この日記は、
出会い・
蜜月につづく、少年アジア! の思い出シリーズ三部作(といってもノンフィクション)最終回です。
これまでのあらすじ:おいしい食堂に通う私であったが、ある日青天の霹靂、店長ブログに閉店のお知らせが…。
それは4月18日、月曜日の夜だった。いつものように「少年アジア!」の店長ブログを見に行ったところ、「4月23日で閉店」と書いてあったのだ。青天の霹靂とは、まさにこのことである。見てすぐ、脳が事実を拒否し「これはエイプリル・フールに違いない。4月だし」と思って、もう一度日付を見た。1日では、なかった。
火曜日、あわててランチタイムに少年アジア! に行った。リアル店舗にはとくに閉店のお知らせはなく、
テイクアウトの客に「またお願いしまーす」と答える店員の方の言葉を聞いた。週末で閉店だなんて、急だ。急過ぎる。
でも、ランチタイムで混み合う店舗のいつも通りの雰囲気に、閉店なんて、何か、悪い夢なんじゃないかと思った。この日は、ホッケンミー(アジア麺)とナシゴレン(アジアチャーハン)のハーフ&ハーフをたのんだ。イートインの席でほおばったそれは、くやしくなるくらいに美味かった。
店長さんもにこやかに接客してくれたが、辞める理由は訊けなかった。
水曜日も少年アジア! で、この曜日の定番ランチ、からあげ丼を食べた。もう、これが食べられなくなるの? なぜ? どうして? 美味しいから、食べていて涙が出そうになる。
木曜日、予約電話が通じなくなっており、売り切れる前にと店舗に駆け込んでランチを食べる。帰りの遅い夫のぶんも予約。夫もこの店が大好きだったから、
「辞める理由なんて、何もない…」「どうして、こんなおいしい店がなくなっちゃうんだろうね」
と話し合った。
言っては悪いが、十年一日で二度と行かないくらい不味い味を提供し続ける飲食店は枚挙にいとまがないのである。こんなに、誰にでも自信を持っておすすめできる、しかも東京や神戸の名店じゃなくてわが町の店が、消えてなくなってしまうなんて。

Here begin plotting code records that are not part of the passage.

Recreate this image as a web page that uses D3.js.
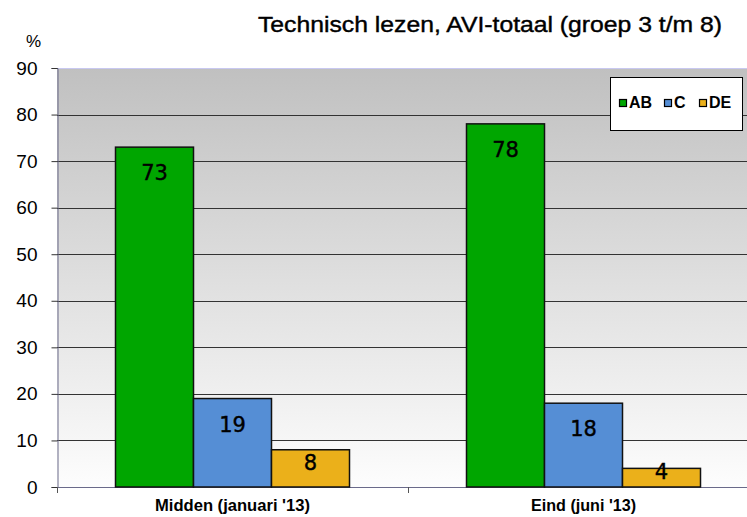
<!DOCTYPE html>
<html>
<head>
<meta charset="utf-8">
<style>
	body { margin: 0; background: #ffffff; }
	svg { display: block; font-family: "Liberation Sans", Arial, sans-serif; }
</style>
</head>
<body>
<div id="chart"></div>

<script src="https://d3js.org/d3.v7.min.js"></script>
<script>

	var categories = ["Midden (januari '13)", "Eind (juni '13)"];
	var series = ["AB", "C", "DE"];
	var valuesAB = [73, 78];
	var valuesC = [19, 18];
	var valuesDE = [8, 4];
	var yTicks = [0, 10, 20, 30, 40, 50, 60, 70, 80, 90];
	var colors = ["#00a600", "#558ed5", "#ebb01a"];

	var w = 747, h = 517;
	var plotL = 57, plotR = 759, plotT = 68, plotB = 487;

	// rows for the bars
	var rows = [];
	categories.forEach(function(c, i) {
		rows.push({cat: c, s: "AB", v: valuesAB[i]});
		rows.push({cat: c, s: "C", v: valuesC[i]});
		rows.push({cat: c, s: "DE", v: valuesDE[i]});
	});

	var svg = d3.select("#chart")
				.append("svg")
				.attr("width", w)
				.attr("height", h);

	// scales
	var x0 = d3.scaleBand()
			   .domain(categories)
			   .range([plotL, plotR])
			   .paddingInner(1/3)
			   .paddingOuter(1/6);
	var x1 = d3.scaleBand()
			   .domain(series)
			   .range([0, x0.bandwidth()]);
	var y = d3.scaleLinear()
			  .domain([0, 90])
			  .range([plotB, plotT]);
	var color = d3.scaleOrdinal().domain(series).range(colors);

	// background gradient of the plot area
	var grad = svg.append("defs").append("linearGradient")
				  .attr("id", "bg")
				  .attr("x1", 0).attr("y1", 0)
				  .attr("x2", 0).attr("y2", 1);
	grad.append("stop").attr("offset", "0%").attr("stop-color", "#c0c0c0");
	grad.append("stop").attr("offset", "100%").attr("stop-color", "#fdfdfd");

	svg.append("rect")
	   .attr("x", plotL)
	   .attr("y", y(90))
	   .attr("width", plotR - plotL)
	   .attr("height", y(0) - y(90))
	   .attr("fill", "url(#bg)");

	// top border line
	svg.append("line")
	   .attr("x1", plotL).attr("x2", plotR)
	   .attr("y1", y(90) + 0.5).attr("y2", y(90) + 0.5)
	   .attr("stroke", "#c8c8f0");

	// gridlines
	svg.append("g")
	   .selectAll("line")
	   .data(yTicks.filter(function(d) { return d > 0 && d < 90; }))
	   .enter()
	   .append("line")
	   .attr("x1", plotL)
	   .attr("x2", plotR)
	   .attr("y1", function(d) { return Math.round(y(d)) + 0.5; })
	   .attr("y2", function(d) { return Math.round(y(d)) + 0.5; })
	   .attr("stroke", "#333")
	   .attr("stroke-width", 1);

	// y axis
	var yAxis = d3.axisLeft(y).tickValues(yTicks).tickSize(6).tickPadding(14);
	var gy = svg.append("g")
				.attr("transform", "translate(" + (plotL + 0.5) + ",0)")
				.call(yAxis);
	gy.select(".domain").attr("stroke", "#6a6a8a");
	gy.selectAll(".tick line").attr("stroke", "#333");
	gy.selectAll("text")
	  .attr("font-family", "Liberation Sans, Arial, sans-serif")
	  .attr("font-size", 19)
	  .attr("fill", "#000");

	// x axis (ticks at the category boundaries)
	svg.append("line")
	   .attr("x1", plotL).attr("x2", plotR)
	   .attr("y1", plotB + 0.5).attr("y2", plotB + 0.5)
	   .attr("stroke", "#6a6a8a");
	svg.append("g")
	   .selectAll("line")
	   .data([0, 1, 2])
	   .enter()
	   .append("line")
	   .attr("x1", function(d) { return Math.round(plotL + d * x0.step()) + 0.5; })
	   .attr("x2", function(d) { return Math.round(plotL + d * x0.step()) + 0.5; })
	   .attr("y1", plotB)
	   .attr("y2", plotB + 6)
	   .attr("stroke", "#555");

	svg.append("g")
	   .selectAll("text")
	   .data(categories)
	   .enter()
	   .append("text")
	   .attr("x", function(d) { return x0(d) + x0.bandwidth() / 2; })
	   .attr("y", 511)
	   .attr("text-anchor", "middle")
	   .attr("font-size", 16)
	   .attr("font-weight", "bold")
	   .attr("textLength", function(d, i) { return i == 0 ? 155 : 105; })
	   .attr("lengthAdjust", "spacingAndGlyphs")
	   .text(function(d) { return d; });

	// bars
	svg.append("g")
	   .selectAll("rect")
	   .data(rows)
	   .enter()
	   .append("rect")
	   .attr("x", function(d) { return x0(d.cat) + x1(d.s); })
	   .attr("y", function(d) { return y(d.v); })
	   .attr("width", x1.bandwidth())
	   .attr("height", function(d) { return y(0) - y(d.v); })
	   .attr("fill", function(d) { return color(d.s); })
	   .attr("stroke", "#111")
	   .attr("stroke-width", 1.5);

	// value labels
	svg.append("g")
	   .selectAll("text")
	   .data(rows)
	   .enter()
	   .append("text")
	   .attr("x", function(d) { return x0(d.cat) + x1(d.s) + x1.bandwidth() / 2; })
	   .attr("y", function(d) {
	   	var bh = y(0) - y(d.v);
	   	return y(d.v) + Math.min(33, bh * 0.55);
	   })
	   .attr("text-anchor", "middle")
	   .attr("font-family", "DejaVu Sans, Verdana, sans-serif")
	   .attr("font-size", 21)
	   .attr("fill", "#000")
	   .attr("stroke", "#000")
	   .attr("stroke-width", 0.4)
	   .text(function(d) { return d.v; });

	// title and unit
	svg.append("text")
	   .attr("x", 258)
	   .attr("y", 32)
	   .attr("font-size", 22)
	   .attr("stroke", "#000")
	   .attr("stroke-width", 0.4)
	   .attr("textLength", 464)
	   .attr("lengthAdjust", "spacingAndGlyphs")
	   .text("Technisch lezen, AVI-totaal (groep 3 t/m 8)");

	svg.append("text")
	   .attr("x", 26)
	   .attr("y", 47)
	   .attr("font-size", 17)
	   .text("%");

	// legend
	var lg = svg.append("g");
	lg.append("rect")
	  .attr("x", 610.5)
	  .attr("y", 77.5)
	  .attr("width", 132)
	  .attr("height", 53)
	  .attr("fill", "#fff")
	  .attr("stroke", "#000");

	var legX = [619, 664, 699];
	var item = lg.selectAll(".item")
				 .data(series)
				 .enter()
				 .append("g")
				 .attr("class", "item")
				 .attr("transform", function(d, i) { return "translate(" + legX[i] + ",0)"; });
	item.append("rect")
		.attr("x", 0.5)
		.attr("y", 99.5)
		.attr("width", 7)
		.attr("height", 7)
		.attr("fill", function(d) { return color(d); })
		.attr("stroke", "#000")
		.attr("stroke-width", 1.2);
	item.append("text")
		.attr("x", 10)
		.attr("y", 108)
		.attr("font-size", 16)
		.attr("font-weight", "bold")
		.text(function(d) { return d; });

</script>
</body>
</html>
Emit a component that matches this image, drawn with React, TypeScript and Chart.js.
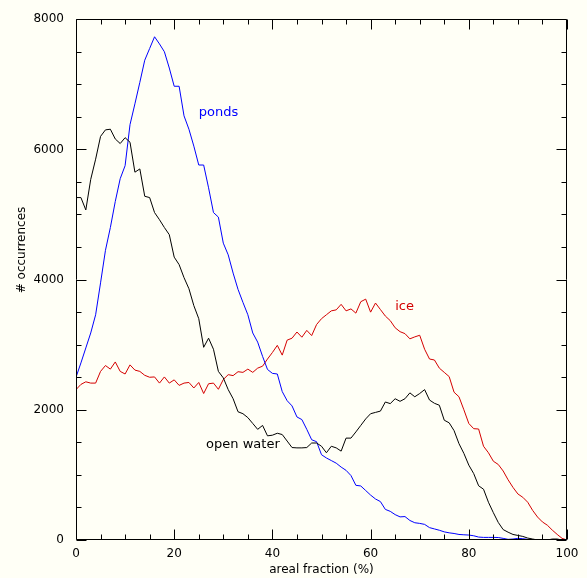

おおげさじゃなくて、焼津に住む理由がひとつ、それも小さくない理由がひとつ、確かに失われたと思えた。真面目に引っ越したくなった、ここではない、どこかへ(あえなく夫に止められたが)。
おもひでぽろぽろ:特製ストラップを当てた夫。画像は店長ブログより。
金曜日は都合が合わなかったので、最終日である今日、仕事から早く上がった夫とふたりでお店に向かった。
開店前から店の前で待っていようと思ったら、みな思いは同じのようで、開店5分前には駐車場は満車、雨の中傘をさして開店を待つ列ができていた。
「ほら、こんなにみんなに愛されている」
夫が言った。
ドアが開き、店長さんと店員さんが目まぐるしく注文をこなしていく、いつもの見慣れた光景が展開された。だが、もうこれを見ることはない。見ることはできない。まだ注文すらしていないのに、涙がこぼれそうになる。
我々の番が来た。朝準備した、JIMMYのバンドの手作りCDと私の自費出版本(いわゆる同人誌)を「店長さんに」と言って、店員さんに預ける(帰宅してから気づいたが、カードを入れるのを忘れた。まあ、最後にこうしまらないのも我ららしい)。
スタンプカードがいっぱいになり、記念にTシャツをいただいた。グリーン、ライトグリーン、イエローをコンプリートしてしまった。
席に座って待つと、カレーが運ばれてきた。イエローカレーとレッドカレーをたのんだが、やはりとても美味かった。
おもひでその2、Tシャツ(グリーン)を当てた夫。画像は店長ブログより引用。
夫のバンドのTさんも午後1時ころ訪れたが、もはや売り切れだったそうである。最終日になんとしてもと来店した客が多かったのだろう、我々のように。
お店の看板やロゴ、椅子やテーブルの配置まで心づくしの店だった。どういう事情があるかはわからないけれど、ここまで心を砕いて運営してきた店長が畳むと決意したのなら、それはそうなのだろう。店を愛する客よりも、きっと店長がいちばん店を愛していたと思うから。
私たち夫婦は、この店で幾度もすてきな時を過ごさせていただいた。すばらしい料理を提供してくださったことを、とても感謝している。
もうそれが二度と食べられないことは身を切るようにつらいけれど、受け入れるしかないのだと思う。
でも…もし、いつか、また食堂を開店なさることがこの先あるとしたら……私はその店先に必ず並びたいと思うのだ。
村松店長、すてきなごはんをありがとうございました。